FRIEDMAN, BILLINGS, RAMSEY GROUP, INC.
2003 Committee Charter : FBR
NOMINATING AND GOVERNANCE
Adopted by the Board of Directors on April 16, 2003
There shall be constituted a standing committee of the board of directors (the "Board") of
Friedman, Billings, Ramsey Group, Inc. (the "Corporation") to be known as the nominating &
governance committee (the "Nominating and Governance Committee").
II. COMPOSITION AND SELECTION
The Nominating and Governance Committee shall be comprised of three or more directors, each
of whom shall satisfy the independence requirements of the New York Stock Exchange for
directors, as determined by the Board.
The members of the Nominating and Governance Committee shall be appointed by the Board at
the Board's annual meeting and may be removed by the Board. The members of the Nominating
and Governance Committee shall serve for one year or until their successors are duly elected and
qualified. The full Board shall elect a Chairman and, if a Chairman is not elected by the full
Board, the members of the Nominating and Governance Committee shall designate a Chairman
by majority vote of the full Committee.
III. STATEMENT OF PURPOSE
The Nominating and Governance Committee assists the Board by: (1) identifying individuals
qualified to become Board members and recommending to the Board director nominees for
election at the annual meeting of shareholders; (2) playing a leadership role in shaping the
governance of the Corporation and recommending to the Board corporate governance guidelines
for the Corporation; and (3) overseeing the evaluation of the Board.
IV. COMMITTEE AUTHORITY AND RESPONSIBILITIES
Among its specific duties and responsibilities, the Nominating and Governance Committee shall:
1. Review with the Board annually the composition of the Board as a whole and the requisite
skills and characteristics of Board members, and develop criteria for identifying and
evaluating candidates for the Board, which criteria shall include, among other things, an
individual's business experience and skills, independence, judgment, integrity, and ability to
commit sufficient time and attention to the activities of the Board, as well as the absence of
any potential conflicts with the Corporation's interests;
2. Actively seek, identify and recommend to the Board individuals qualified to become board
3. Assess the contributions and independence of incumbent directors in determining whether to
recommend them for reelection to the Board;
4. Recommend to the Board nominees for election or reelection as directors at each annual
shareholders' meeting and recommend candidates to be elected by the Board as necessary to
fill vacancies and newly created directorships;
5. Make recommendations to the Board regarding tenure of directors;
6. Oversee the annual evaluation of the Board's performance and, based on the evaluation,
recommend ways to improve the Board's effectiveness;
7. Recommend Corporate Governance Guidelines and annually review and reassess the
adequacy of the Corporate Governance Guidelines of the Corporation, and recommend any
proposed changes to the Board for approval;
8. Review periodically the Corporation's conflict of interest policies as set forth in the
Corporation's Statement of Business Principles as it concerns directors and review with
management the Corporation's procedures for implementing and monitoring compliance
with the conflict of interest policies; and
9. Review and reassess the adequacy of this Charter annually and recommend any proposed
changes to the Board for approval, and annually review the Committee's performance.
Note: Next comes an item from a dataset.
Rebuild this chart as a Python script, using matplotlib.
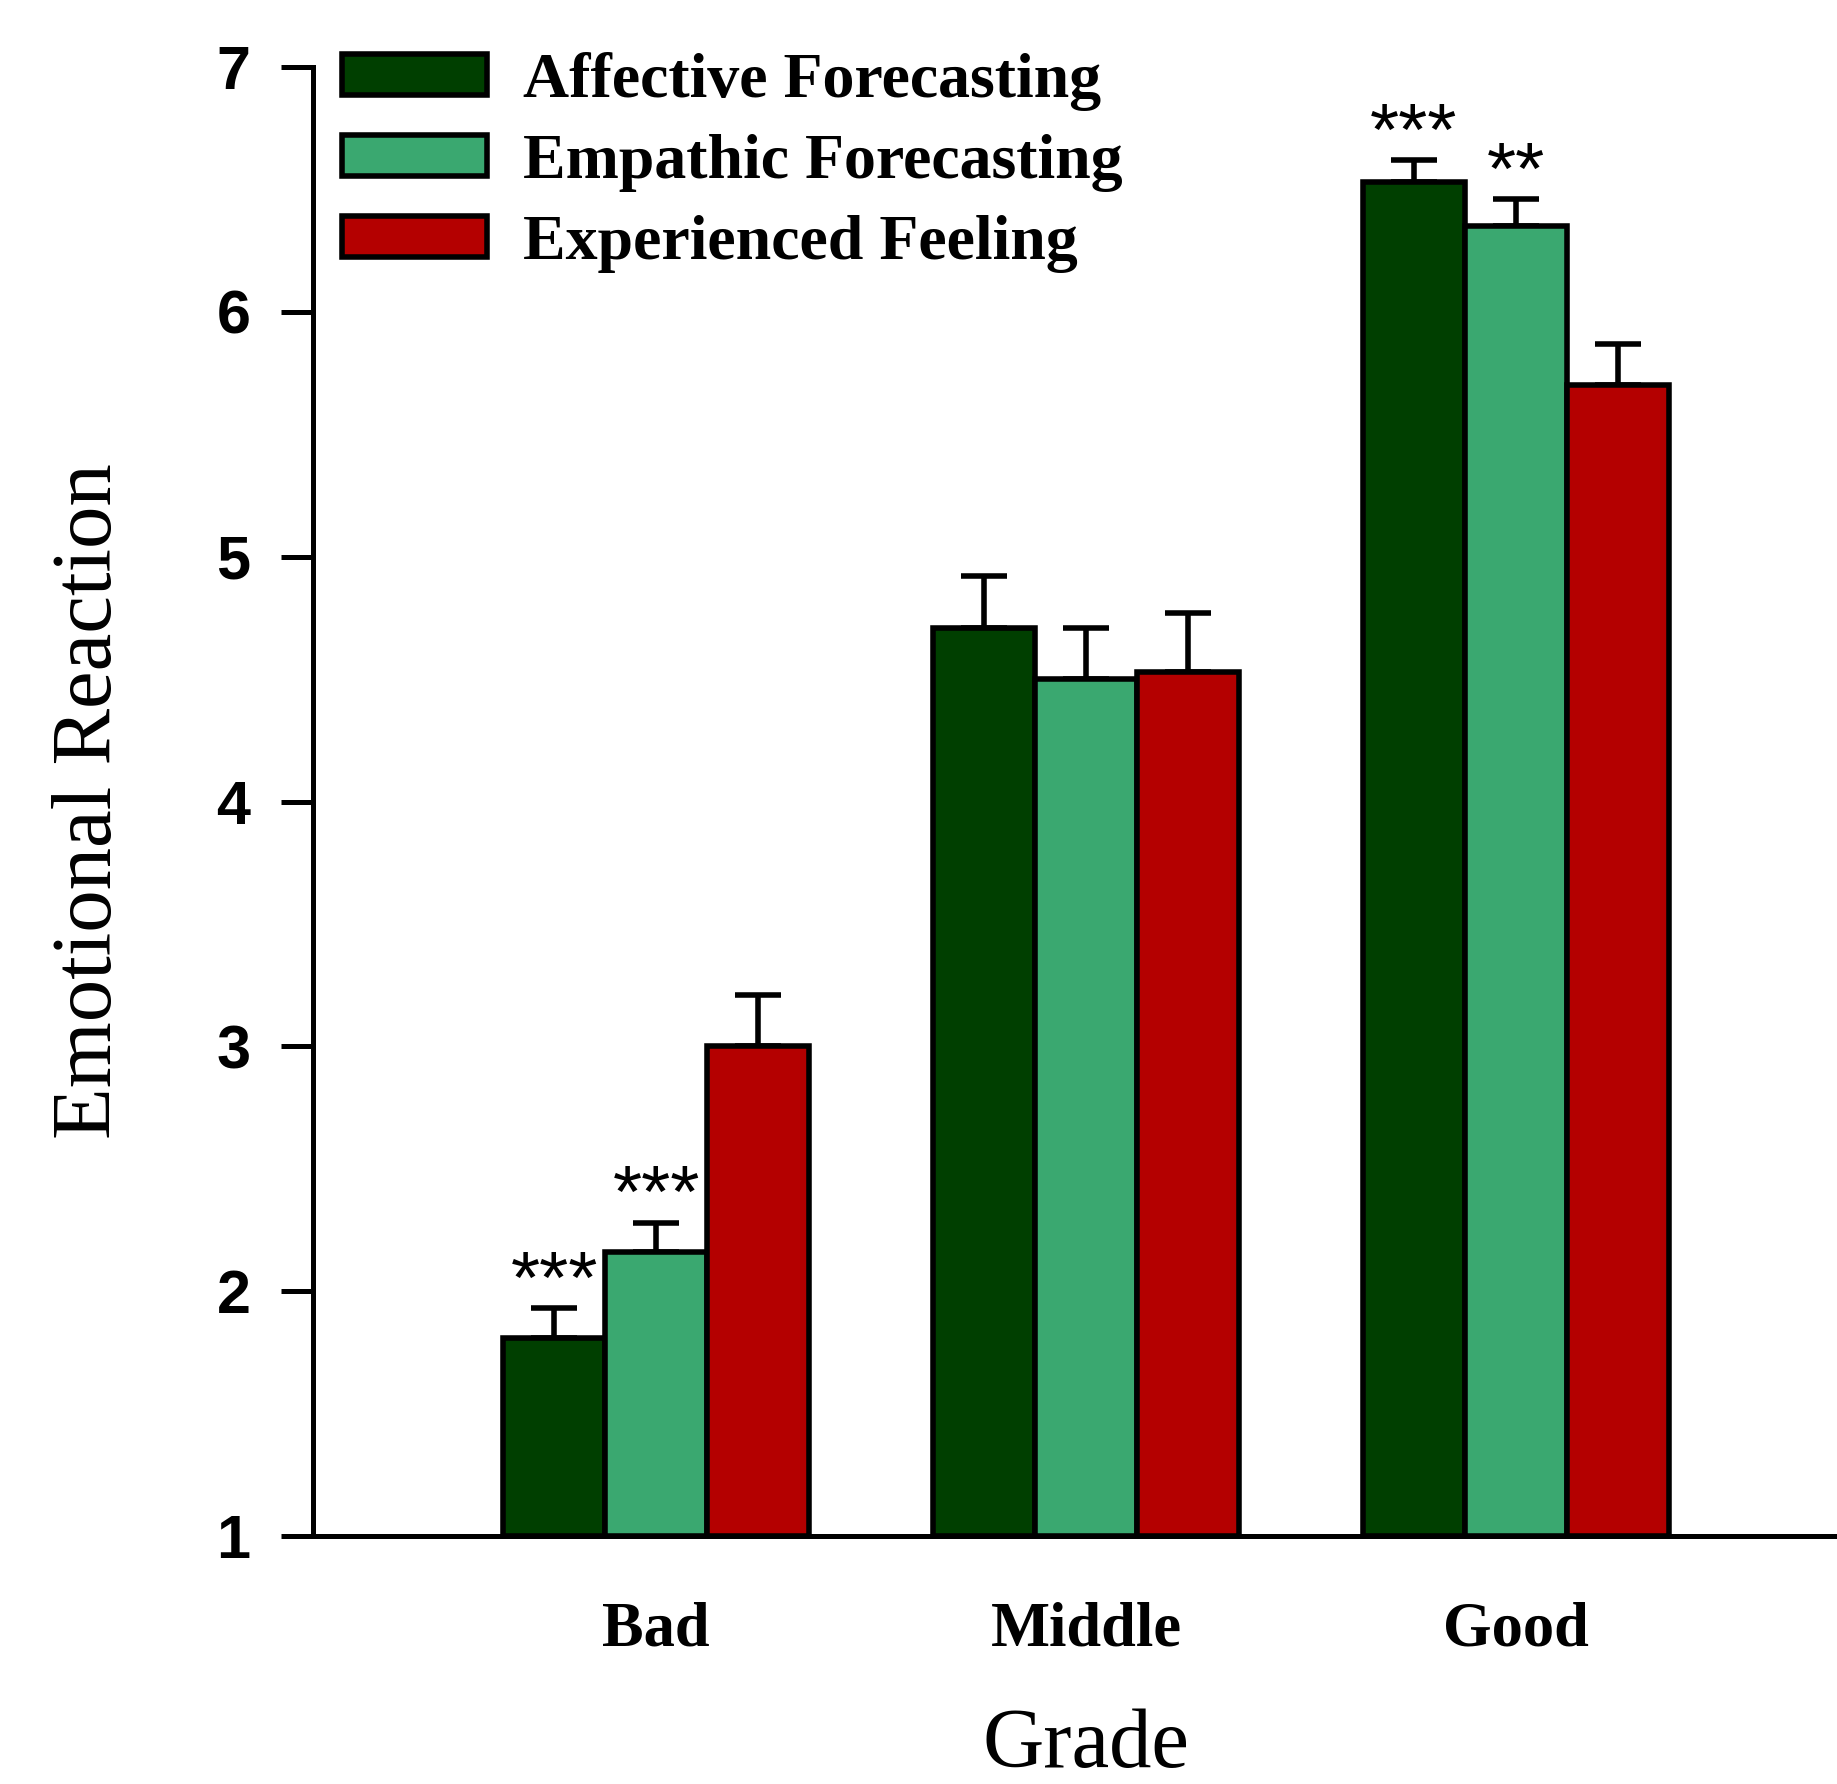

The Nominating and Governance Committee shall meet at least twice a year and as often as may
be deemed necessary or appropriate in its judgment. The Chairman or a majority of the members
of the Nominating and Governance Committee may call meetings of the Committee upon
reasonable notice to all members of the Committee. The Nominating and Governance
Committee shall report regularly to the Board with respect to its activities.
VI. OUTSIDE ADVISORS
The Nominating and Governance Committee shall, to the extent it deems necessary, have the
authority to retain and terminate any search firm to be used to identify director candidates. The
Nominating and Governance Committee also shall, to the extent it deems necessary, have
authority to obtain advice and assistance from other internal or external advisors.